Short answer: it's a gathering of people who play the Native American Flute for fun, personal enrichment and fellowship. It's nothing more complicated than that.
It's not about being "Native American", although most folks who attend a flute circle cherish the rich cultural background of the Native American Nations. It's not about being "New Age", although some folks find a stong identity in New Age philosophy. It is about the music, and everyone in attendence wants to hear Native American flute music or improve their skills with the Native American flute.
Each flute circle, and each event for that matter, has it's own personality. I've been to flute circle events where it was nonstop spontaneous playing for three hours, and I've been to other events where all we did was share stories and talk about flutes and flutemakers for three hours. I've been to events where everyone was a beginner and other events where everyone was a seasoned musician of some sort or another.

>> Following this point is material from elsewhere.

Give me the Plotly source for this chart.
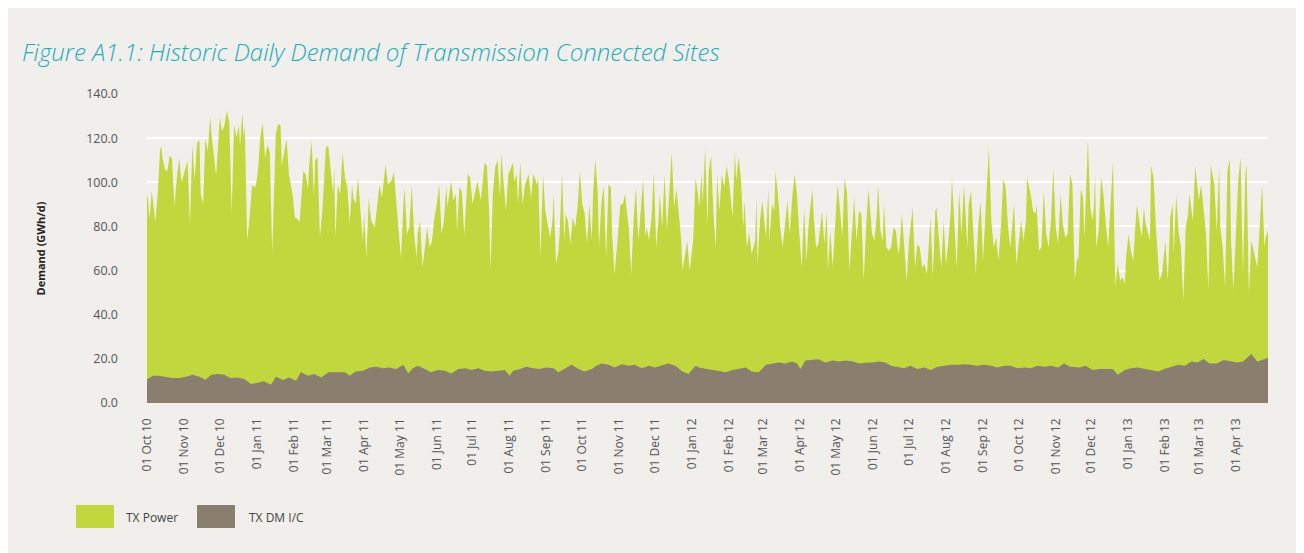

I've been to other flute circles where I never touched a flute and played percussion all afternoon while everyone else jammed along on the flute or other instruments.
Regardless, the most important thing in my opinion is to have fun and be spontaneous at any flute circle event. I love discovering new melodies when playing a duet with somebody who I have never jammed with before. I equally love seeing somebody "light up" with excitement when they learn a new technique or find some new source of inspiration which they've never had before.

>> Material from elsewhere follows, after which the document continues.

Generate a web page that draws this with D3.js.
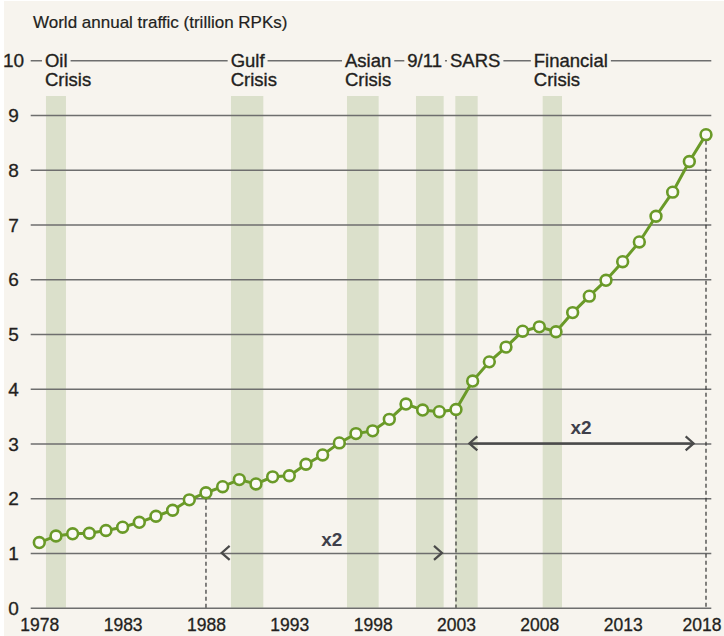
<!DOCTYPE html>
<html>
<head>
<meta charset="utf-8">
<script src="https://cdn.jsdelivr.net/npm/d3@7"></script>
<style>
  html, body { margin: 0; padding: 0; background: #ffffff; }
  svg { display: block; }
</style>
</head>
<body>
<svg id="chart" width="724" height="636"></svg>
<script>
// ---- data ----
const years = [1978,1979,1980,1981,1982,1983,1984,1985,1986,1987,1988,1989,1990,1991,1992,1993,1994,1995,1996,1997,
               1998,1999,2000,2001,2002,2003,2004,2005,2006,2007,2008,2009,2010,2011,2012,2013,2014,2015,2016,2017,2018];
const traffic = [1.19,1.31,1.35,1.36,1.41,1.47,1.56,1.67,1.78,1.97,2.10,2.21,2.34,2.26,2.39,2.41,2.62,2.79,3.01,3.18,
                 3.23,3.44,3.72,3.61,3.58,3.62,4.14,4.49,4.76,5.05,5.13,5.04,5.39,5.69,5.98,6.32,6.68,7.15,7.59,8.15,8.64];
const xTicks = [1978,1983,1988,1993,1998,2003,2008,2013,2018];
const yTicks = [0,1,2,3,4,5,6,7,8,9,10];
const eventNames = [["Oil","Crisis"],["Gulf","Crisis"],["Asian","Crisis"],["9/11"],["SARS"],["Financial","Crisis"]];
const eventStart = [1978.4,1989.5,1996.46,2000.6,2002.96,2008.2];
const eventEnd   = [1979.6,1991.44,1998.36,2002.26,2004.3,2009.36];
const eventLabelAt = [1978.34,1989.48,1996.34,2000.08,2002.64,2007.67];
const dashedYears = [1988,2003,2018];
const doublings = [{from:1988, to:2003, tipFrom:1988.94, tipTo:2002.16, level:1, label:"x2", labelAt:1995.55, labelY:1.12},
                   {from:2003, to:2018, tipFrom:2003.8, tipTo:2017.26, level:3, label:"x2", labelAt:2010.5, labelY:3.17}];
const title = "World annual traffic (trillion RPKs)";

// ---- layout ----
const W = 724, H = 636;
const svg = d3.select("#chart");
const bg = "#f7f4ee";
const x = d3.scaleLinear().domain([1978, 2018]).range([39.3, 706]);
const y = d3.scaleLinear().domain([0, 10]).range([607.7, 60.2]);
const gridL = 30.7, gridR = 711.3;
const textCol = "#231f20";
const font = "'Liberation Sans', Arial, sans-serif";

svg.append("rect").attr("x", 4).attr("y", 1).attr("width", W - 4).attr("height", H - 1).attr("fill", bg);

// title
svg.append("text").attr("x", 33).attr("y", 28)
  .attr("font-family", "'Liberation Sans Narrow', 'Liberation Sans', sans-serif")
  .attr("font-size", 17).attr("fill", textCol).attr("stroke", textCol).attr("stroke-width", 0.2).text(title);

// bands
svg.append("g").selectAll("rect").data(eventStart).join("rect")
  .attr("x", (d) => x(d))
  .attr("width", (d, i) => x(eventEnd[i]) - x(d))
  .attr("y", 96).attr("height", y(0) - 96)
  .attr("fill", "#dbe0cb");

// gridlines via axis
const yAxis = d3.axisLeft(y).tickValues(yTicks).tickSize(-(gridR - gridL)).tickFormat(d3.format("d"));
const gy = svg.append("g").attr("transform", `translate(${gridL},0)`).call(yAxis);
gy.select(".domain").remove();
gy.selectAll(".tick line").attr("stroke", "#6e6e6e").attr("stroke-width", 1.6);
gy.selectAll(".tick text")
  .attr("x", 13.5 - gridL).attr("text-anchor", "middle")
  .attr("font-family", font).attr("font-size", 19).attr("fill", textCol)
  .attr("stroke", textCol).attr("stroke-width", 0.3).attr("dy", "0.35em");

// x axis labels
const xAxis = d3.axisBottom(x).tickValues(xTicks).tickSize(0).tickFormat(d3.format("d"));
const gx = svg.append("g").attr("transform", `translate(0,${y(0)})`).call(xAxis);
gx.select(".domain").remove();
gx.selectAll(".tick text").attr("y", 23).attr("dy", 0)
  .attr("font-family", font).attr("font-size", 17.5).attr("fill", textCol)
  .attr("stroke", textCol).attr("stroke-width", 0.3);
gx.selectAll(".tick").filter((d) => d === 2018).select("text")
  .attr("text-anchor", "end").attr("x", (W - 3) - x(2018));

// event labels with background knockout on the 10-line
const labG = svg.append("g");
eventNames.forEach((lines, i) => {
  const g = labG.append("g");
  const t = g.append("text").attr("font-family", font).attr("font-size", 18.5)
    .attr("fill", textCol).attr("stroke", textCol).attr("stroke-width", 0.35);
  lines.forEach((ln, j) => {
    t.append("tspan").attr("x", x(eventLabelAt[i])).attr("y", 67 + j * 19).text(ln);
  });
  const firstW = t.select("tspan").node().getComputedTextLength();
  g.insert("rect", "text").attr("x", x(eventLabelAt[i]) - 3).attr("y", 50)
    .attr("width", firstW + 6).attr("height", 20).attr("fill", bg);
});

// dashed verticals
svg.append("g").selectAll("line").data(dashedYears).join("line")
  .attr("x1", (d) => x(d)).attr("x2", (d) => x(d))
  .attr("y1", (d) => y(traffic[years.indexOf(d)]) + 6).attr("y2", y(0))
  .attr("stroke", "#333").attr("stroke-width", 1.2).attr("stroke-dasharray", "4,3");

// doubling arrows
doublings.forEach((dd, k) => {
  const g = svg.append("g").attr("stroke", "#4a4a4a").attr("stroke-width", 2.2).attr("fill", "none");
  const yy = y(dd.level);
  if (k === 1) {
    g.append("line").attr("x1", x(dd.tipFrom)).attr("x2", x(dd.tipTo)).attr("y1", yy).attr("y2", yy).attr("stroke-width", 2.6);
  }
  const a = 8, hh = 7;
  g.append("path").attr("d", `M${x(dd.tipFrom) + a},${yy - hh} L${x(dd.tipFrom)},${yy} L${x(dd.tipFrom) + a},${yy + hh}`);
  g.append("path").attr("d", `M${x(dd.tipTo) - a},${yy - hh} L${x(dd.tipTo)},${yy} L${x(dd.tipTo) - a},${yy + hh}`);
  svg.append("text").attr("x", x(dd.labelAt)).attr("y", y(dd.labelY))
    .attr("text-anchor", "middle").attr("font-family", font).attr("font-weight", "bold")
    .attr("font-size", 19).attr("fill", "#3f3f4a").text(dd.label);
});

// line + points
const pts = years.map((yr, i) => [yr, traffic[i]]);
svg.append("path").datum(pts)
  .attr("d", d3.line().x((d) => x(d[0])).y((d) => y(d[1])))
  .attr("fill", "none").attr("stroke", "#6a9a28").attr("stroke-width", 3);
svg.append("g").selectAll("circle").data(pts).join("circle")
  .attr("cx", (d) => x(d[0])).attr("cy", (d) => y(d[1])).attr("r", 5.4)
  .attr("fill", "#fbfaf6").attr("stroke", "#6a9a28").attr("stroke-width", 2.6);
</script>
</body>
</html>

I've made some wonderful lifelong friends through my experiences with the Northern California Flute circle. I hope that you find your experience with your local flute circle/clan to be a similar experience. Just remember that flute circles are a grass roots organization. The flute circle is nothing more and nothing less than what everyone together contributes to the organization. Whether you are leading an event, hosting an event or attending an event, everyone contributes to the experience. I encourage you to take the time to welcome new faces and include everyone in the experience. Invite somebody new to a circle. We always have a meal as part of the flute circle, because nothing builds a community like sharing a meal together.
If you would like to find a flute circle in your area, you can either look online at the NCFC website (for Northern California and surrounding areas) or the INAFA website for a listing of worldwide flute circles.